Dedications to wealthy noblemen by needy authors were plentiful, and do not indicate personal relations or even a speaking acquaintance between them. The volumes that have been written, based solely upon assumption, some of them offensively sentimental, to prove intimate personal relations between the actor and Southampton are pure fiction. Even poor young Ireland, who seems to have possessed a sense of research unusually keen, being unable to find satisfactory evidence of such a personal friendship, thought it would be well to fabricate it, and, to one who is willing to waste time on such a subject, it is curious to observe how Ireland's fictions have been reflected in much that has been written upon it since.

Perhaps the gossip respecting the gift of a thousand pounds by Southampton to the actor, which seems to be now fast growing into an historical fact, should be alluded to in passing. Rowe first gave it currency a century and a half after the actor's death:

There is one instance so singular in the magnificence of this patron of Shakespeare's, that if I had not been assured that the story was handed down by Sir William Davenant, who was probably very well acquainted with his affairs, I should not have ventured to have inserted, that my lord Southampton at one time gave him a thousand pounds to enable him to go through with a purchase which he heard he had a mind to.1

Evidently Rowe was unacquainted with the character of Davenant, who he had been "assured" by some one was the source of the story, nor would he have suggested that he was "very well acquainted with his affairs" had he been aware that Davenant was but ten years old when the actor died, and unborn when he acquired New Place, which some commentators have inferred was the purchase alluded to, and which cost but sixty pounds.

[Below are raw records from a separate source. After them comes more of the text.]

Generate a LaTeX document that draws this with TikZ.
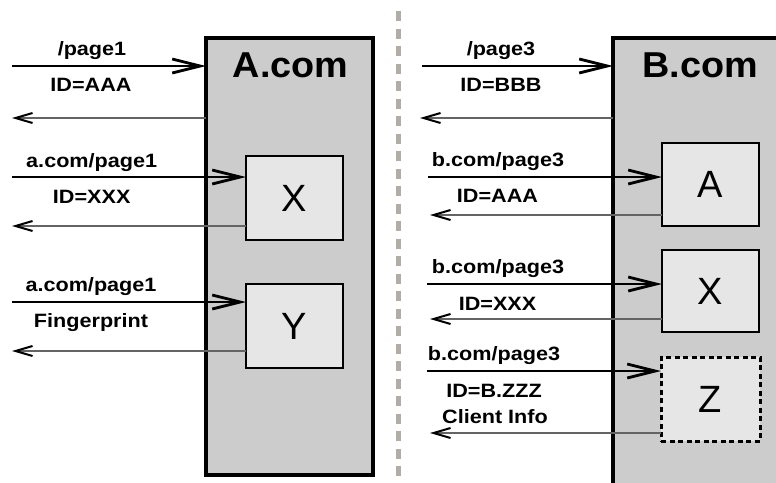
\documentclass[tikz,border=0pt]{standalone}
\usepackage{fontspec}
\setmainfont{Liberation Sans}
\newfontfamily\lblfont[FakeStretch=1.12]{Liberation Sans}
\newfontfamily\ttlfont[FakeStretch=1.05]{Liberation Sans}
\usetikzlibrary{arrows.meta}

\definecolor{bigfill}{RGB}{204,204,204}
\definecolor{smallfill}{RGB}{230,230,230}
\definecolor{divider}{RGB}{178,172,166}
\definecolor{retline}{RGB}{100,100,100}

\tikzset{
  bigbox/.style={draw=black, fill=bigfill, line width=3.2pt, inner sep=0pt, outer sep=0pt},
  smallbox/.style={draw=black, fill=smallfill, line width=2.8pt, inner sep=0pt, outer sep=0pt,
    font=\fontsize{38}{40}\selectfont},
  dashbox/.style={smallbox, line width=3pt, dash pattern=on 5pt off 3.5pt},
  title/.style={anchor=base, inner sep=0pt, font=\ttlfont\bfseries\fontsize{36}{40}\selectfont},
  lbl/.style={anchor=base, inner sep=0pt, font=\lblfont\bfseries\fontsize{19.3}{21}\selectfont},
  inarrow/.style={line width=2.8pt, black,
    -{Straight Barb[length=28pt, width=14pt, line width=2.8pt]}},
  outarrow/.style={line width=1.4pt, retline,
    -{Straight Barb[length=17pt, width=10pt, line width=2pt, color=black]}},
}

\begin{document}
\begin{tikzpicture}[x=1pt, y=-1pt]
  \useasboundingbox (0,0) rectangle (776,482);
  \clip (0,0) rectangle (776,482);

  % divider between the two sites
  \draw[divider, line width=5pt, dash pattern=on 10pt off 7.5pt] (398,11) -- (398,490);

  % ---- site A ----
  \node[bigbox, minimum width=167pt, minimum height=437pt] (A) at (289.5,256.5) {};
  \node[title] (Atitle) at (290.5,77.3) {A.com};
  \node[smallbox, minimum width=97pt, minimum height=84pt] (AX) at (294.5,198) {X};
  \node[smallbox, minimum width=97pt, minimum height=84pt] (AY) at (294.5,326) {Y};

  \coordinate (a1in) at (12,66);
  \coordinate (a1out) at (12,118);
  \coordinate (a2in) at (12,177);
  \coordinate (a2out) at (12,226);
  \coordinate (a3in) at (12,302);
  \coordinate (a3out) at (12,351);

  \draw[inarrow] (a1in) -- (a1in -| A.west);
  \draw[outarrow] (a1out -| A.west) -- (a1out);
  \draw[inarrow] (a2in) -- (a2in -| AX.west);
  \draw[outarrow] (a2out -| AX.west) -- (a2out);
  \draw[inarrow] (a3in) -- (a3in -| AY.west);
  \draw[outarrow] (a3out -| AY.west) -- (a3out);

  \node[lbl] (l1) at (92,55) {/page1};
  \node[lbl] (l2) at (91,91) {ID=AAA};
  \node[lbl] (l3) at (91.7,167) {a.com/page1};
  \node[lbl] (l4) at (91.7,203) {ID=XXX};
  \node[lbl] (l5) at (91,291.7) {a.com/page1};
  \node[lbl] (l6) at (91,327.3) {Fingerprint};

  % ---- site B ----
  \node[bigbox, minimum width=217pt, minimum height=482pt] (B) at (721.5,279) {};
  \node[title] (Btitle) at (700,77.5) {B.com};
  \node[smallbox, minimum width=97pt, minimum height=83pt] (BA) at (710.5,184.5) {A};
  \node[smallbox, minimum width=97pt, minimum height=82pt] (BX) at (710.5,291) {X};
  \node[dashbox, minimum width=99pt, minimum height=84pt] (BZ) at (710.5,399) {Z};

  \coordinate (b1in) at (422,66);
  \coordinate (b1out) at (420,118);
  \coordinate (b2in) at (428,177);
  \coordinate (b2out) at (430,215);
  \coordinate (b3in) at (427,284);
  \coordinate (b3out) at (430,319);
  \coordinate (b4in) at (427,371);
  \coordinate (b4out) at (430,433);

  \draw[inarrow] (b1in) -- (b1in -| B.west);
  \draw[outarrow] (b1out -| B.west) -- (b1out);
  \draw[inarrow] (b2in) -- (b2in -| BA.west);
  \draw[outarrow] (b2out -| BA.west) -- (b2out);
  \draw[inarrow] (b3in) -- (b3in -| BX.west);
  \draw[outarrow] (b3out -| BX.west) -- (b3out);
  \draw[inarrow] (b4in) -- (b4in -| BZ.west);
  \draw[outarrow] (b4out -| BZ.west) -- (b4out);

  \node[lbl] (r1) at (501,55) {/page3};
  \node[lbl] (r2) at (501,91.7) {ID=BBB};
  \node[lbl] (r3) at (498,166) {b.com/page3};
  \node[lbl] (r4) at (497.5,202.7) {ID=AAA};
  \node[lbl] (r5) at (498,273.3) {b.com/page3};
  \node[lbl] (r6) at (497.5,310.7) {ID=XXX};
  \node[lbl] (r7) at (494,360) {b.com/page3};
  \node[lbl] (r8) at (494,397.7) {ID=B.ZZZ};
  \node[lbl] (r9) at (495,423.3) {Client Info};
\end{tikzpicture}
\end{document}
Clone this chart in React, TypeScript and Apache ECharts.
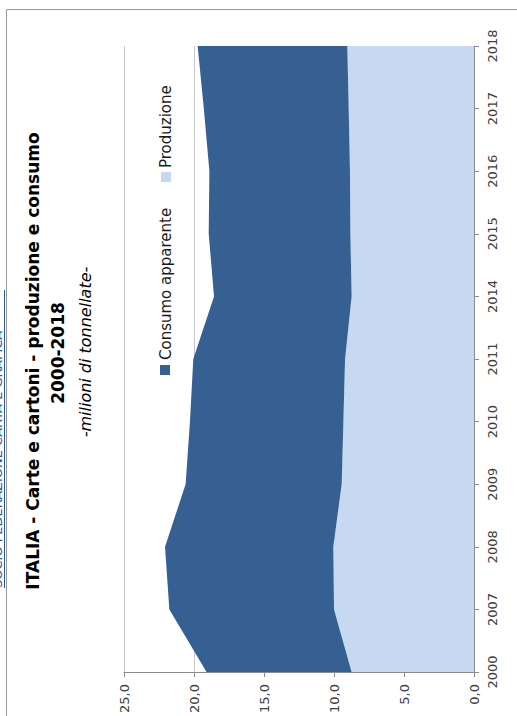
import { useEffect, useRef } from "react";
import * as echarts from "echarts";

// Italian paper & board: production and apparent consumption, million tonnes
const years = ["2000", "2007", "2008", "2009", "2010", "2011", "2014", "2015", "2016", "2017", "2018"];
const produzione = [8.74, 10.0, 10.05, 9.45, 9.33, 9.21, 8.74, 8.83, 8.86, 8.95, 9.05];
const consumoApparente = [10.36, 11.76, 12.02, 11.15, 10.96, 10.84, 9.83, 10.12, 10.04, 10.35, 10.69];

const seriesNames = ["Consumo apparente", "Produzione"];
const titleLines = ["ITALIA - Carte e cartoni - produzione e consumo", "2000-2018", "-milioni di tonnellate-"];
const headerLink = "SOCIO FEDERAZIONE CARTA E GRAFICA";

const DARK = "#376092";
const LIGHT = "#c6d9f0";
const FONT = '"DejaVu Sans", sans-serif';
const UP = Math.PI / 2; // text reading bottom-to-top

export default function App() {
  const ref = useRef<HTMLDivElement>(null);

  useEffect(() => {
    if (!ref.current) return;
    const chart = echarts.init(ref.current, undefined, { renderer: "svg" });
    chart.setOption({
      animation: false,
      backgroundColor: "#ffffff",
      grid: { left: 124, right: 43, top: 46, bottom: 41, containLabel: false },
      xAxis: {
        type: "value",
        min: 0,
        max: 25,
        interval: 5,
        inverse: true,
        position: "bottom",
        axisLine: { show: true, onZero: false, lineStyle: { color: "#8c8c8c", width: 1 } },
        axisTick: { show: true, length: 5, lineStyle: { color: "#8c8c8c" } },
        splitLine: { show: true, lineStyle: { color: "#c8c8c8", width: 1 } },
        axisLabel: {
          rotate: 90,
          margin: 12,
          fontFamily: FONT,
          fontSize: 13,
          color: "#404040",
          formatter: (v: number) => v.toFixed(1).replace(".", ","),
        },
      },
      yAxis: {
        type: "category",
        data: years,
        boundaryGap: false,
        position: "right",
        axisLine: { show: true, onZero: false, lineStyle: { color: "#8c8c8c", width: 1 } },
        axisTick: { show: true, length: 5, inside: false, lineStyle: { color: "#8c8c8c" } },
        splitLine: { show: false },
        axisLabel: {
          rotate: 90,
          margin: 12,
          fontFamily: FONT,
          fontSize: 13,
          color: "#404040",
        },
      },
      series: [
        {
          name: seriesNames[1],
          type: "line",
          stack: "totale",
          data: produzione,
          symbol: "none",
          lineStyle: { width: 0 },
          areaStyle: { color: LIGHT, opacity: 1 },
          color: LIGHT,
          z: 2,
        },
        {
          name: seriesNames[0],
          type: "line",
          stack: "totale",
          data: consumoApparente,
          symbol: "none",
          lineStyle: { width: 0 },
          areaStyle: { color: DARK, opacity: 1 },
          color: DARK,
          z: 2,
        },
      ],
      graphic: [
        // page frame
        {
          type: "polyline",
          silent: true,
          shape: { points: [[6.5, 716], [6.5, 9.5], [517, 9.5]] },
          style: { stroke: "#9a9a9a", lineWidth: 1, fill: "none" },
        },
        // header link, running off the page edge
        {
          type: "text",
          silent: true,
          x: 3.5,
          y: 588,
          rotation: UP,
          style: {
            text: headerLink,
            font: `13px ${FONT}`,
            fill: "#2f5597",
            align: "left",
            verticalAlign: "bottom",
          },
        },
        {
          type: "line",
          silent: true,
          shape: { x1: 4.5, y1: 588, x2: 4.5, y2: 290 },
          style: { stroke: "#2f5597", lineWidth: 1 },
        },
        // titles
        {
          type: "text",
          silent: true,
          x: 33,
          y: 361,
          rotation: UP,
          style: {
            text: titleLines[0],
            font: `bold 17px ${FONT}`,
            fill: "#000000",
            align: "center",
            verticalAlign: "middle",
          },
        },
        {
          type: "text",
          silent: true,
          x: 58,
          y: 353,
          rotation: UP,
          style: {
            text: titleLines[1],
            font: `bold 17px ${FONT}`,
            fill: "#000000",
            align: "center",
            verticalAlign: "middle",
          },
        },
        {
          type: "text",
          silent: true,
          x: 85,
          y: 352,
          rotation: UP,
          style: {
            text: titleLines[2],
            font: `italic 16px ${FONT}`,
            fill: "#000000",
            align: "center",
            verticalAlign: "middle",
          },
        },
        // legend
        {
          type: "rect",
          silent: true,
          shape: { x: 160, y: 365, width: 10, height: 10 },
          style: { fill: DARK },
        },
        {
          type: "text",
          silent: true,
          x: 166,
          y: 360,
          rotation: UP,
          style: {
            text: seriesNames[0],
            font: `15px ${FONT}`,
            fill: "#1a1a1a",
            align: "left",
            verticalAlign: "middle",
          },
        },
        {
          type: "rect",
          silent: true,
          shape: { x: 161, y: 172, width: 10, height: 10 },
          style: { fill: LIGHT },
        },
        {
          type: "text",
          silent: true,
          x: 166,
          y: 168,
          rotation: UP,
          style: {
            text: seriesNames[1],
            font: `15px ${FONT}`,
            fill: "#1a1a1a",
            align: "left",
            verticalAlign: "middle",
          },
        },
      ],
    });
    return () => chart.dispose();
  }, []);

  return (
    <div
      ref={ref}
      style={{ position: "fixed", left: 0, top: 0, width: 517, height: 716, background: "#fff" }}
    />
  );
}
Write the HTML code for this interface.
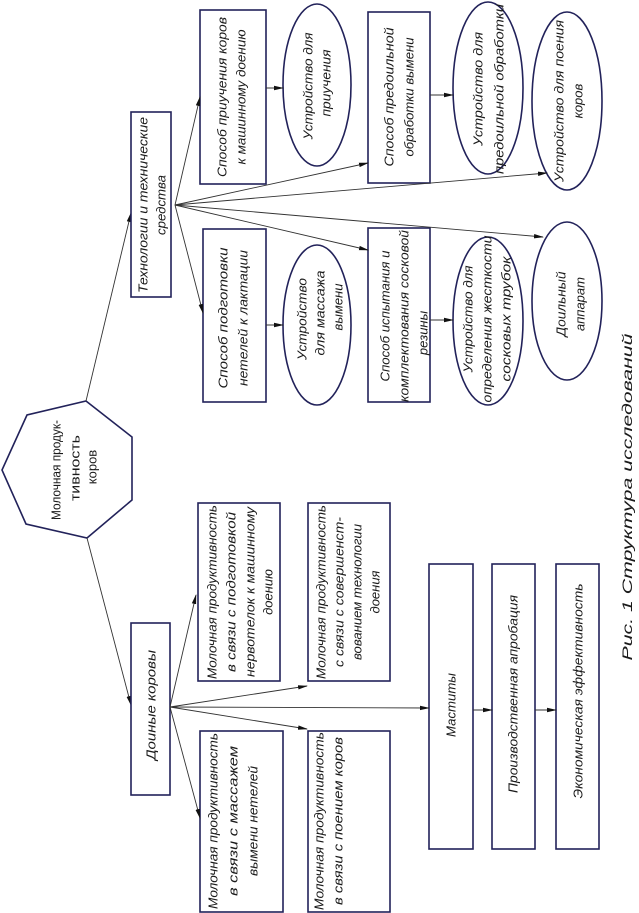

Phillipps, who thinks the supposed gift was for the Asbies lawsuit, computes the relative value of money, when he wrote in 1886, at twelve times its value then; that is, twelve thousand pounds or sixty thousand dollars. Other writers have made equally unwarranted estimates. Lee authoritatively assures us that the purchasing power of money was then "eight times what it is now"; 2 and White, that it was six times;3 while Malone informs us that it was three and a half times greater. The difference in the comparative purchasing value of money at the time these authors wrote does not at all account for their widely varying estimates. The fact is, that to make an estimate of the relative purchasing power of money at widely separated periods would require precise knowledge of the value of all commodities at both periods, something in this case not obtainable, and writers on the very fruitful theme of the authorship of the “Shakespeare" Works have as usual regaled us with guesses.

1 Rowe's Life of Shakespeare; George Steevens, Esq., The Plays of William Shakespeare, vol. 1, p. ix. London, 1803.

2 Lee, A Life of Shakespeare, p. 3.

3 White, The Writings of Shakespeare, p. xli.

4 Johnson and Steevens, The Plays and Poems of Shakespeare, vol. 1, p. 73. London, 1803.